Hace algunas semanas al vecino de a la vuelta lo despertaron de la siesta para atarlo, pegarle cachetadas, mostrarle una plancha caliente en la cara, y pedirle una cifra terrible de dinero (en dólares). Vi un camión de mudanzas unos días después. “Se fueron, se mudaron”. La casa queda vacía con una luz que se enciende noche. 

“Ustedes están regalados, no podemos cuidarlos”, me confió un uniformado. Repetí la frase en el aire del programa de Radio2 y después discutí con un compañero sobre el “valor” de la fuente informativa. Una locura. Mientras gastábamos palabras en un café, las sombras lo trepan todo. Pasó dos días después de eso y después de eso también, para que la historia se repita con otros vecinos. Y seguro que mañana alguien tendrá otra anécdota para contar.  Al que vive al lado y el que vive atrás del que vive al lado. Les entraron a todos. Hay herreros laburando a destajo y una empresa muy conocida de alarmas metiendo cables y sensores por doquier. 

Hice entrevistas en la radio con burócratas despiadadamente fríos.
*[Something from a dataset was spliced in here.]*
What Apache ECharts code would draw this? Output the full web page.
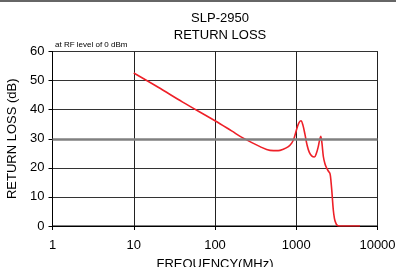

Licenciados en cobrar un salario del Estado a cambio de ser los pibes del Mes. Y al final pasó lo que tenía que pasar.  

El sábado entraron a mi casa. No tuvieron mucho tiempo de manotear cosas. La familia no estaba. Y esas sombras duraron poco ahí dentro. ¿Los espantó la alarma que sonó? ¿El perro que seguro ladró hasta su despedida? ¿Se llevaron algo? Relevamos pérdidas, ganancias, paranoias… Más herrajes, cámaras de seguridad y la puta parafernalia del mundo paranoico. “Mejor metele un alambre electrificado. Está prohibido pero es efectivo”, me dice un amigo del barrio.

Todos estamos un poco locos. 

Pero estamos vivos. Podemos contarlo. Tal vez tuvimos suerte de no haber estado adentro de la casa. La familia bailaba en un cumple de 15  de una niña muy linda. Y sí. Bailas, sos feliz por ellos, los pibes, los jóvenes, (¿sueñan con cambiar el mundo?). Hasta que suena el teléfono con el número del sistema de alarma. Y salís acelerando el auto, solo y violando las normas de tránsito para llegar antes. Pensando en tener un misil que arrase con todos los malos del planeta. Las sombras de los techos y sus jefes. 

El perro asustado, las puertas del patio abiertas. La casa violentada. El silencio del barrio. El cartel de “Se vende” que discutimos poner o no poner.  

“Yo les avisé”, le dije a un funcionario de Seguridad. Pero ellos ya se van. Y la tarea queda para los que vendrán la semana que viene. “Papeleo Wazowsky ¿hizo el papeleo?” (De Monster Inc.). Lo tomo como una despedida: Contundente y con glamour.  Una linda manera de decirnos sombríamente “Hasta la vista baby”. Terminator blues.